Park Hill Character: Gentleman Cowboy
Shane Sutherland Takes The Reins Of GPHC, Inc.
Story and photo by Cara DeGette
GPHN Editor
Shane Sutherland probably gets his knack for telling a good story from his dad, a newspaperman who also got himself elected four times as assessor in one of the most Republican counties in Wyoming. As a Democrat.
“My father could be charming, but he could be gruff,” Sutherland says.
One time his dad got interviewed for a big spread in Sports Illustrated about the Casper Classic, one of the biggest bicycling races in the country. The senior Sutherland was quoted saying that he loved that city, with its fresh air, and how you could get anywhere you needed to get in 20 minutes. The only thing wrong with Casper was there were too many damn Republicans.
“My father always said he was misquoted — that he actually said there were too many goddamned Republicans,” Sutherland says. “My father swore like a sailor. He was a Marine. He worked in profanity like Michelangelo worked in stone … it was his true medium.”
Sutherland’s mom, he said, was even more of a character; standing a diminutive 5’2” tall and “the strongest person I’ve ever known.”
You had me at hello
At the turn of this century, after Sutherland and his wife were married, they started looking for a house. When they saw the bungalow at 25th and Clermont in the north section of Park Hill it was love at first sight. “This was the first house the realtor showed us,” Sutherland says. “I grew up in a wooden tract home, and I’ve always loved brick buildings. You know the old saying, ‘You had me at hello’ — that’s how Park Hill had me, at hello.”
Not long after moving in, there was a knock on his door. It was Helen Wolcott from down the street, inviting Sutherland and his wife to a block party. Wolcott was one of the original organizers of the Park Hill Action Committee in the 1960s, working to integrate the neighborhood, battling prejudice and fighting for social justice. Helen Wolcott is Sutherland’s Park Hill hero.
Sutherland’s own activism was inspired by his desire to preserve the old homes of Park Hill. Flashing red lights went off in his brain when he saw, in just a short timeframe, five small homes on his block pop-topped or scraped entirely and replaced with million-dollar houses nearly three times the size of what had been there.
“I’m not saying [the new houses] are bad, but it changes the dynamic of the neighborhood,” he says. “It’s a shame we’re tearing down — I hate to say affordable because they aren’t really for many people — but what they are being replaced with something that is even less affordable. And, it’s a shame the city hasn’t done anything to protect this older stock.”
How do we preserve Park Hill?
When Sutherland first moved to Denver in 1986, the east Washington Park neighborhood was full of old bungalows. Drive through the area now and you’re lucky to see five or six of them remaining on a block. The rest are multi-million dollar mansions. Sutherland does not want that to happen in Park Hill, which has the same zoning.

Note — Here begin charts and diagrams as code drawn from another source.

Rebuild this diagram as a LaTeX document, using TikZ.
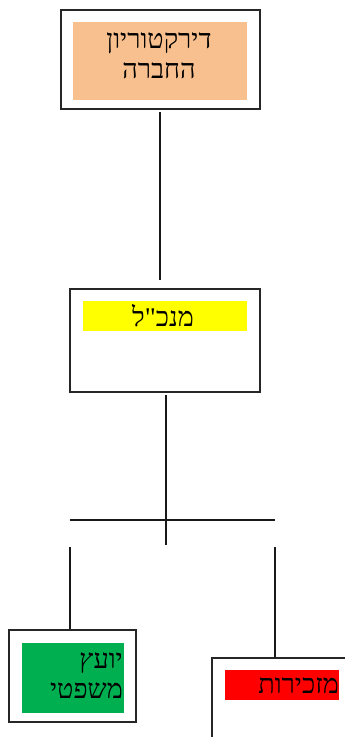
\documentclass[tikz,border=0pt]{standalone}
\usepackage{fontspec}
\newfontfamily\hebfont[Script=Hebrew]{Liberation Serif}
\TeXXeTstate=1
\definecolor{boxorange}{HTML}{F8C08F}
\definecolor{boxgreen}{HTML}{00B050}
\definecolor{boxred}{HTML}{FF0000}
\definecolor{boxyellow}{HTML}{FFFF00}
\begin{document}
\begin{tikzpicture}[x=1pt,y=-1pt,
  outerbox/.style={draw=black!85,line width=2pt,fill=white,inner sep=0pt,anchor=north west},
  fillbox/.style={draw=none,inner sep=0pt,anchor=north west},
  conn/.style={line width=1.6pt,draw=black!90},
  lbl/.style={font=\hebfont\fontsize{27}{30}\selectfont,text=black,inner sep=0pt}]
\useasboundingbox (0,0) rectangle (345,737);
\clip (0,0) rectangle (345,737);
% box 1
\node[outerbox,minimum width=199pt,minimum height=99pt] (b1) at (60,9) {};
\node[fillbox,fill=boxorange,minimum width=174pt,minimum height=78pt] (f1) at (73,22) {};
\node[lbl,align=center] (t1) at (159,56) {\beginR דירקטוריון\endR\\\beginR החברה\endR};
% box 2
\node[outerbox,minimum width=190pt,minimum height=103pt] (b2) at (69,288) {};
\node[fillbox,fill=boxyellow,minimum width=164pt,minimum height=30pt] (f2) at (83,301) {};
\node[lbl] (t2) at (163,316) {\beginR מנכ"ל\endR};
% box 3
\node[outerbox,minimum width=127pt,minimum height=92pt] (b3) at (8,629) {};
\node[fillbox,fill=boxgreen,minimum width=102pt,minimum height=70pt] (f3) at (22,643) {};
\node[lbl,align=right,anchor=east] (t3) at (123,676) {\beginR יועץ\endR\\\beginR משפטי\endR};
% box 4
\node[outerbox,minimum width=140pt,minimum height=90pt] (b4) at (211,657) {};
\node[fillbox,fill=boxred,minimum width=114pt,minimum height=30pt] (f4) at (225,670) {};
\node[lbl,anchor=east] (t4) at (339,686) {\beginR מזכירות\endR};
% connectors
\coordinate (c1a) at (160,112);
\coordinate (c1b) at (160,280);
\coordinate (c2a) at (166,395);
\coordinate (c2b) at (166,545);
\coordinate (hL) at (70,520);
\coordinate (hR) at (275,520);
\coordinate (vL) at (70,547);
\coordinate (vR) at (275,547);
\draw[conn] (c1a) -- (c1b);
\draw[conn] (c2a) -- (c2b);
\draw[conn] (hL) -- (hR);
\draw[conn] (vL) -- (b3.north -| vL);
\draw[conn] (vR) -- (b4.north -| vR);
\end{tikzpicture}
\end{document}
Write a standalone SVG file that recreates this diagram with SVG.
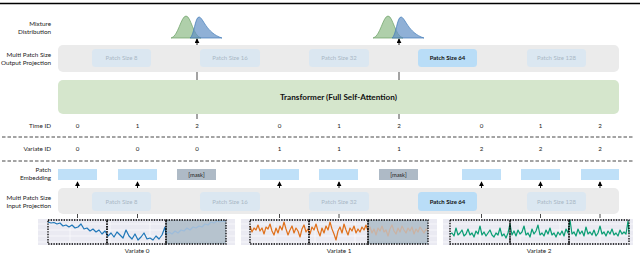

“How do we preserve Park Hill as Park Hill? The real answer is to lobby, to get the city to agree to preserve the stock of smaller homes,” he says. Other cities have programs in place — he cites Portland, Ore., for example, that require structures that are torn down to be deconstructed and the materials recycled, and that only similar-sized homes can be built as replacements.
“It goes deeper than preservation, it’s also about sustainability,” Sutherland says. “When you tear down a 1,200 to 1,400 square-foot bungalow you take between 50 to 65 tons [of debris.]”
Considering that only about 15 percent of trash is recycled in the Denver metro area, that means a lot of old homes end up in the landfill. “There’s very little recycling [in industry] because we haven’t had leadership at the city level to do it. This is well beyond Park Hill.”
Equity at the top of the list
Last month, Sutherland became the chair of Greater Park Hill Community, Inc., taking over from Tracey MacDermott, who was elected an at-large board member of the organization. The two share a passion for sustainability, and they expect to continue to work closely on new and ongoing projects. What happens at the Park Hill Golf Course, at the old Johnson & Wales campus, the evolution of the city-approved East Area Plan — all are ongoing and critical issues facing the neighborhood.
At the top of Sutherland’s list of priorities is equity. As longtime Park Hillians know, the city divides the neighborhood into three separate entities— South Park Hill, North Park Hill and Northeast Park Hill. For years, the tradition for community advocates has been to insist there is just one Park Hill — Greater Park Hill. However, just as there are many more trees in the wealthier part of the neighborhood to the south, there are currently more active GPHC, Inc. members living in the southern portion of the neighborhood.
Over the coming months, Sutherland says, he will be working with other board members to ramp up the focus on the northeast sector of the neighborhood in various ways, to make sure all residents have their voices heard.
“Having a strong neighborhood requires constant vigilance, and monitoring what the city is doing,” he says.